A direct war between Israel and Iran could swiftly expand to Gulf states whose air space lies between the pair, and which host several military bases of the United States, which has vowed to defend its ally Israel.

“Nobody wants an escalation. Everybody wants to contain the situation,” said a Gulf source close to government circles, adding that there was probably wide telephone diplomacy under way.

“The pressure is not on Iran alone. The pressure is now on Israel not to retaliate,” said the source, adding that the fallout of an Israeli attack on key Iranian sites “will affect all the region”.

Another Gulf source with knowledge of official thinking said Gulf states, Iraq and Jordan are pushing both Iran and Israel’s main backer the United States not to escalate. Washington was already pressing Israel to show restraint, both sources said.
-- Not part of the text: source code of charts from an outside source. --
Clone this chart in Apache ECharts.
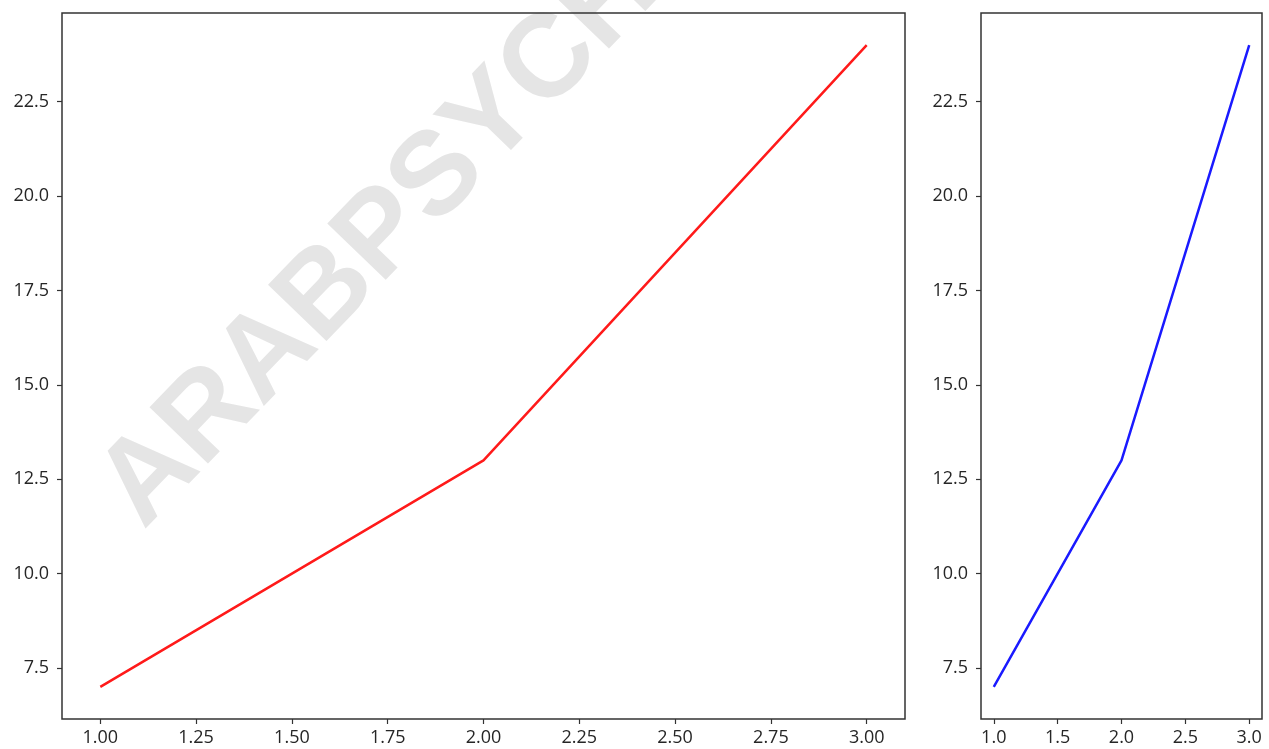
<!DOCTYPE html>
<html>
<head>
<meta charset="utf-8">
<script src="https://cdn.jsdelivr.net/npm/echarts@6/dist/echarts.min.js"></script>
<style>
  html, body { margin: 0; padding: 0; background: #fff; }
  #chart { width: 1269px; height: 749px; }
</style>
</head>
<body>
<div id="chart"></div>
<script>
// Data shared by both panels
const xValues = [1, 2, 3];
const yValues = [7, 13, 24];

// Tick positions
const leftXTicks = [1.00, 1.25, 1.50, 1.75, 2.00, 2.25, 2.50, 2.75, 3.00];
const rightXTicks = [1.0, 1.5, 2.0, 2.5, 3.0];
const yTicks = [7.5, 10.0, 12.5, 15.0, 17.5, 20.0, 22.5];

// Axis extents with 5% padding around the data
const xMin = 0.9, xMax = 3.1;
const yMin = 6.15, yMax = 24.85;

const pairs = xValues.map((x, i) => [x, yValues[i]]);

const labelFont = { fontFamily: 'Open Sans', fontSize: 18, color: '#262626' };
const frameColor = '#333333';

function xAxis(gridIndex, ticks, digits) {
  return {
    type: 'value', gridIndex, min: xMin, max: xMax,
    axisLine: { show: false },
    splitLine: { show: false },
    axisTick: { show: true, length: 5, customValues: ticks, lineStyle: { color: frameColor, width: 1.2 } },
    axisLabel: Object.assign({ customValues: ticks, margin: 10, formatter: v => v.toFixed(digits) }, labelFont)
  };
}
function yAxis(gridIndex) {
  return {
    type: 'value', gridIndex, min: yMin, max: yMax,
    axisLine: { show: false },
    splitLine: { show: false },
    axisTick: { show: true, length: 5, customValues: yTicks, lineStyle: { color: frameColor, width: 1.2 } },
    axisLabel: Object.assign({ customValues: yTicks, margin: 13, formatter: v => v.toFixed(1) }, labelFont)
  };
}

const angle = 46 * Math.PI / 180;

const chart = echarts.init(document.getElementById('chart'), null, { renderer: 'canvas' });
chart.setOption({
  animation: false,
  backgroundColor: '#ffffff',
  grid: [
    { left: 62, top: 13, width: 843, height: 706, show: true, borderColor: frameColor, borderWidth: 1.5, backgroundColor: 'transparent', z: 3 },
    { left: 981, top: 13, width: 281, height: 706, show: true, borderColor: frameColor, borderWidth: 1.5, backgroundColor: 'transparent', z: 3 }
  ],
  xAxis: [xAxis(0, leftXTicks, 2), xAxis(1, rightXTicks, 1)],
  yAxis: [yAxis(0), yAxis(1)],
  series: [
    { type: 'line', xAxisIndex: 0, yAxisIndex: 0, data: pairs, showSymbol: false, z: 5,
      lineStyle: { color: '#ff1a1a', width: 2.5 } },
    { type: 'line', xAxisIndex: 1, yAxisIndex: 1, data: pairs, showSymbol: false, z: 5,
      lineStyle: { color: '#1a1aff', width: 2.5 } }
  ],
  graphic: [
    {
      type: 'text', x: 120, y: 508, rotation: angle, z: 1, silent: true,
      style: {
        text: 'ARABPSYCHOLOGY',
        font: 'bold 118px "Liberation Sans"',
        fill: '#e5e5e5',
        align: 'left',
        verticalAlign: 'middle'
      }
    }
  ]
});
</script>
</body>
</html>
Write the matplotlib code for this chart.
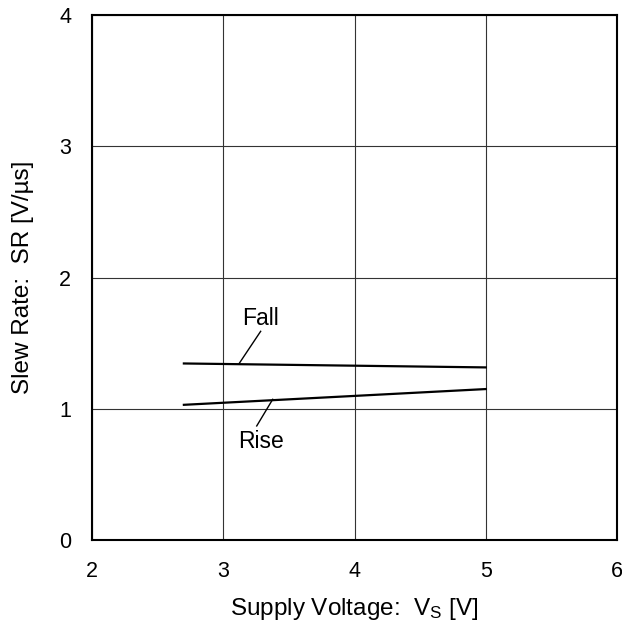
import numpy as np
import matplotlib.pyplot as plt

plt.rcParams['font.family'] = ['Liberation Sans', 'DejaVu Sans']
plt.rcParams['mathtext.default'] = 'regular'

# slew rate vs supply voltage
vs = [2.7, 5.0]
sr_fall = [1.345, 1.315]
sr_rise = [1.03, 1.15]

xticks = [2, 3, 4, 5, 6]
yticks = [0, 1, 2, 3, 4]

fig = plt.figure(figsize=(6.22, 6.26), dpi=100)
ax = fig.add_axes([92/622, 86/626, 525/622, 525/626])

ax.plot(vs, sr_fall, color='black', lw=1.6)
ax.plot(vs, sr_rise, color='black', lw=1.6)

# leader lines and labels
ax.plot([3.285, 3.122], [1.59, 1.346], color='black', lw=1)
ax.text(3.28, 1.69, 'Fall', fontsize=16.5, ha='center', va='center')
ax.plot([3.377, 3.255], [1.072, 0.869], color='black', lw=1)
ax.text(3.29, 0.75, 'Rise', fontsize=16.5, ha='center', va='center')

ax.set_xlim(2, 6)
ax.set_ylim(0, 4)
ax.set_xticks(xticks)
ax.set_yticks(yticks)
ax.tick_params(length=0, labelsize=15.5, pad=15)
ax.grid(True, color='#333333', lw=0.8)
for s in ax.spines.values():
    s.set_linewidth(1.5)

ax.set_xlabel('Supply Voltage:  V$_S$ [V]', fontsize=17.5, labelpad=10)
ax.set_ylabel('Slew Rate:  SR [V/\u00b5s]', fontsize=17.5, labelpad=18)

fig.savefig('out.png', dpi=100)
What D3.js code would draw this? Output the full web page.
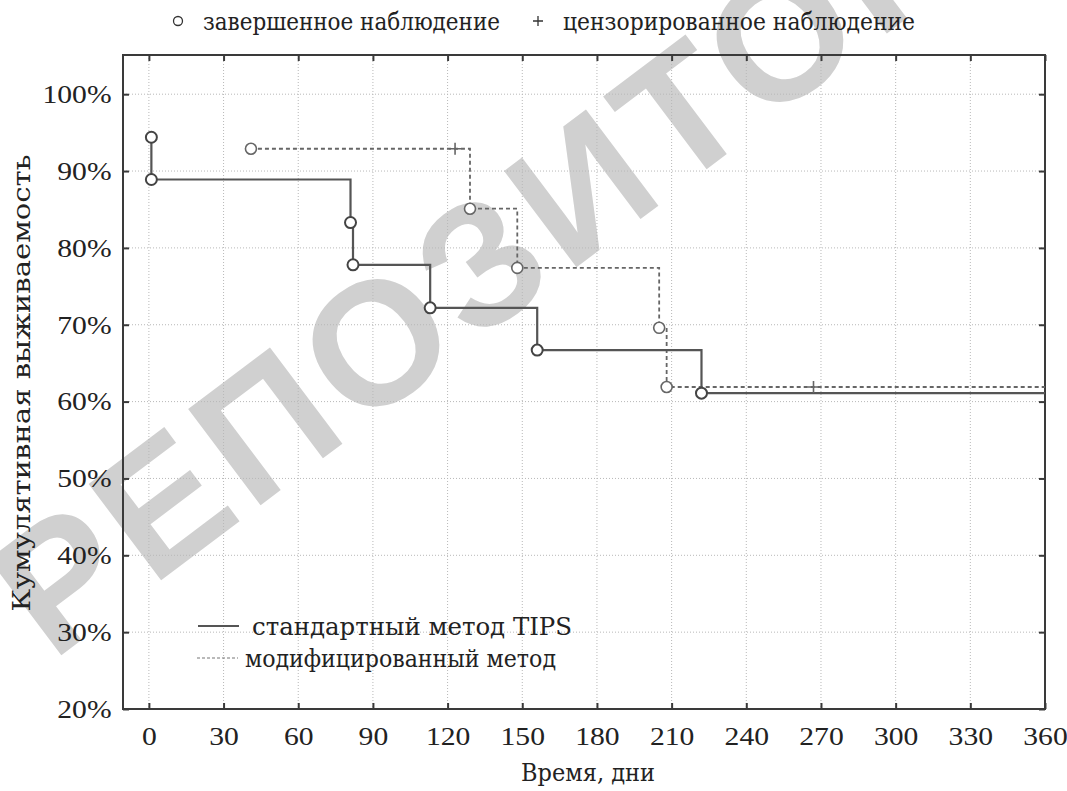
<!DOCTYPE html>
<html><head><meta charset="utf-8">
<script src="https://cdn.jsdelivr.net/npm/d3@7"></script>
<style>body{margin:0;background:#fff}svg{display:block}</style>
</head><body><svg id="c" width="1067" height="791"></svg>
<script>
// ---- data ----
const xTicks = [0,30,60,90,120,150,180,210,240,270,300,330,360];
const yTicks = [20,30,40,50,60,70,80,90,100];
const standardTimes = [1,1,81,82,113,156,222];
const standardSurv  = [94.4,88.9,83.3,77.8,72.2,66.7,61.1];
const modifiedTimes = [41,129,148,205,208];
const modifiedSurv  = [92.9,85.1,77.4,69.6,61.9];
const modifiedCensorTimes = [123,267];
const modifiedCensorSurv  = [92.9,61.9];
const seriesNames = ["стандартный метод TIPS","модифицированный метод"];
const markerNames = ["завершенное наблюдение","цензорированное наблюдение"];
const xTitle = "Время, дни";
const yTitle = "Кумулятивная выживаемость";
const watermark = "РЕПОЗИТОРИЙ";

const svg = d3.select("#c");
const L=123, R=1045, T=55, B=709;
const x = d3.scaleLinear().domain([-10.4,360]).range([L,R]);
const y = d3.scaleLinear().domain([20,105.1]).range([B,T]);
const numFont = "'Liberation Serif','Times New Roman',serif";
const cyrFont = "'DejaVu Serif',serif";
const ink = "#3a3a3a";
const FS = 26, SX = 1.14;

// watermark
svg.append("text").attr("transform","translate(585,185) rotate(-37)")
  .attr("text-anchor","middle").attr("dominant-baseline","central")
  .attr("font-family","'Liberation Sans',Arial,sans-serif").attr("font-weight","bold")
  .attr("font-size",175).attr("letter-spacing",8).attr("fill","#d0d0d0")
  .text(watermark);

// grid
const g = svg.append("g");
g.selectAll(".gx").data(xTicks).join("line")
  .attr("x1",d=>x(d)).attr("x2",d=>x(d)).attr("y1",T).attr("y2",B)
  .attr("stroke","#b8b8b8").attr("stroke-width",1).attr("stroke-dasharray","1,2");
g.selectAll(".gy").data(yTicks).join("line")
  .attr("x1",L).attr("x2",R).attr("y1",d=>y(d)).attr("y2",d=>y(d))
  .attr("stroke","#b8b8b8").attr("stroke-width",1).attr("stroke-dasharray","1,2");

// axes with inward ticks
const axB = d3.axisBottom(x).tickValues(xTicks).tickSize(-6).tickPadding(18).tickFormat(d3.format("d"));
const axL = d3.axisLeft(y).tickValues(yTicks).tickSize(-6).tickPadding(10).tickFormat(d=>d+"%");
const axT = d3.axisTop(x).tickValues(xTicks).tickSize(-6).tickFormat("");
const axR = d3.axisRight(y).tickValues(yTicks).tickSize(-6).tickFormat("");
function style(sel){
  sel.select(".domain").remove();
  sel.selectAll(".tick line").attr("stroke",ink).attr("stroke-width",2);
  sel.selectAll("text").attr("font-family",numFont).attr("font-size",FS).attr("fill","#222")
    .attr("transform",`scale(${SX},1)`);
}
svg.append("g").attr("transform",`translate(0,${B})`).call(axB).call(style);
svg.append("g").attr("transform",`translate(${L},0)`).call(axL).call(style);
svg.append("g").attr("transform",`translate(0,${T})`).call(axT).call(style);
svg.append("g").attr("transform",`translate(${R},0)`).call(axR).call(style);
svg.append("rect").attr("x",L).attr("y",T).attr("width",R-L).attr("height",B-T)
  .attr("fill","none").attr("stroke",ink).attr("stroke-width",2);

// curves
const line = d3.line().x(d=>x(d[0])).y(d=>y(d[1])).curve(d3.curveStepAfter);
const stdPts = standardTimes.map((t,i)=>[t,standardSurv[i]]);
const modPts = modifiedTimes.map((t,i)=>[t,modifiedSurv[i]]);
const stdLine = stdPts.concat([[360,standardSurv[standardSurv.length-1]]]);
const modLine = modPts.concat([[360,modifiedSurv[modifiedSurv.length-1]]]);
svg.append("path").attr("d",line(modLine)).attr("fill","none")
  .attr("stroke","#666").attr("stroke-width",1.8).attr("stroke-dasharray","4,3");
svg.append("path").attr("d",line(stdLine)).attr("fill","none")
  .attr("stroke","#555").attr("stroke-width",2.2);

// censor marks
const cens = modifiedCensorTimes.map((t,i)=>[t,modifiedCensorSurv[i]]);
svg.selectAll(".cs").data(cens).join("path")
  .attr("d",d=>`M${x(d[0])-6},${y(d[1])}h12M${x(d[0])},${y(d[1])-6}v12`)
  .attr("stroke","#666").attr("stroke-width",1.6);

// circles
svg.selectAll(".cm").data(modPts).join("circle")
  .attr("cx",d=>x(d[0])).attr("cy",d=>y(d[1])).attr("r",5.5)
  .attr("fill","#fff").attr("stroke","#666").attr("stroke-width",1.6);
svg.selectAll(".cst").data(stdPts).join("circle")
  .attr("cx",d=>x(d[0])).attr("cy",d=>y(d[1])).attr("r",5.5)
  .attr("fill","#fff").attr("stroke","#444").attr("stroke-width",2);

function txt(parent, px, py, s, len, anchor){
  return parent.append("text").attr("x",px).attr("y",py)
    .attr("text-anchor",anchor||"start").attr("font-family",cyrFont).attr("font-size",24)
    .attr("textLength",len).attr("lengthAdjust","spacingAndGlyphs")
    .attr("fill","#222").text(s);
}
// top legend
const tl = svg.append("g");
tl.append("circle").attr("cx",178).attr("cy",21).attr("r",4.5).attr("fill","#fff").attr("stroke","#333").attr("stroke-width",1.3);
txt(tl,203,30,markerNames[0],297);
tl.append("path").attr("d","M533,21h10M538,16v10").attr("stroke","#333").attr("stroke-width",1.3);
txt(tl,563,30,markerNames[1],352);

// bottom-left legend
const bl = svg.append("g");
bl.append("line").attr("x1",198).attr("x2",239).attr("y1",626).attr("y2",626).attr("stroke","#555").attr("stroke-width",2);
txt(bl,252,635,seriesNames[0],320);
bl.append("line").attr("x1",197).attr("x2",238).attr("y1",658).attr("y2",658).attr("stroke","#777").attr("stroke-width",1.2).attr("stroke-dasharray","3,2");
txt(bl,245,667,seriesNames[1],311);

// axis titles
txt(svg,588,781,xTitle,134,"middle");
svg.append("text").attr("transform",`translate(30,383) rotate(-90)`).attr("text-anchor","middle")
  .attr("font-family",cyrFont).attr("font-size",24).attr("textLength",457).attr("lengthAdjust","spacingAndGlyphs")
  .attr("fill","#222").text(yTitle);
</script></body></html>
At the same time, the United States was using Gulf countries to convey messages to Iran not to escalate any further, the source with knowledge of official thinking added.

“It is clear that America is using Gulf Arab allies to convey messages between Iran and the Americans. Saudi Arabia is maintaining contacts with Iran and there is an understanding to contain things,” the source said.

Reuters has requested comment from both Saudi Arabia and the UAE on how they are handling the crisis.

Still, both the sources as well as analysts in the Gulf believed the most dangerous moment may have passed.

“The Iranians took their shot,” said Abdulaziz al-Sager, head of the Gulf Research Centre close to government circles, indicating that for Tehran, the escalatory phase was over, and adding that Washington did not want an escalation from Israel.

RISKS

There have been many recent reminders of Gulf states’ vulnerability.

Iran on Saturday seized a cargo ship in the Strait of Hormuz, the narrow stretch of water through which most Gulf energy exports pass, and has threatened to close shipping lanes there entirely.

Meanwhile Yemen’s Iran-backed Houthi group, against which Saudi Arabia was fighting for years until moving towards a peace deal in December, has repeatedly attacked shipping and deployed drones towards Israel skirting Saudi airspace in recent months.

The Houthis had several times attacked key Saudi Arabian energy facilities in recent years before the peace talks gained momentum last year and retain the capacity to do so again.

In 2019 they hit key facilities in Saudi Arabia that process the vast majority of the country’s crude output and in 2022 they attacked three oil tanker trucks in the UAE.

“A conflagration will see the price of oil shooting up. The traffic of oil will be affected,” the source said, describing likely outcomes of a wider regional war.

De facto Saudi ruler Crown Prince Mohammed bin Salman has for years tried to focus on his ambitious vision to develop mega projects in the kingdom free from geopolitical distractions.

Saudi economic ambitions were at the heart of Riyadh’s push for detente with Iran, but the kingdom was also very concerned about security, said Saudi analyst Aziz Algashian.

“It’s not just about the projects in our prosperous region… It doesn’t want to be caught in the crossfire between Israel, Iran and the United States,” he said.

The war in Gaza had already put policies of entente under strain.

The United Arab Emirates and Bahrain made peace with Israel in 2020 through the so-called ‘Abraham accords’ and Saudi Arabia was considering following suit in return for U.S. security commitments.

Meanwhile, Saudi Arabia and Iran last year put aside decades of destructive feuding that had fuelled conflicts around the region with a deal to restore diplomatic ties and avoid harming each other’s interests.

But the devastation in Gaza has derailed further moves towards peace with Israel, and Iran’s backing of regional Shi’ite Muslim allies that have targeted U.S. bases in Iraq and elsewhere has raised concerns in the Gulf.

The fact that detente might allow Gulf states to bring down regional tensions was probably regarded in Riyadh and Abu Dhabi as confirmation their policy was working, Algashian said.

“If there wasn’t Saudi-Iranian normalisation and rapprochement, Saudi Arabia would be far more anxious right now,” he said.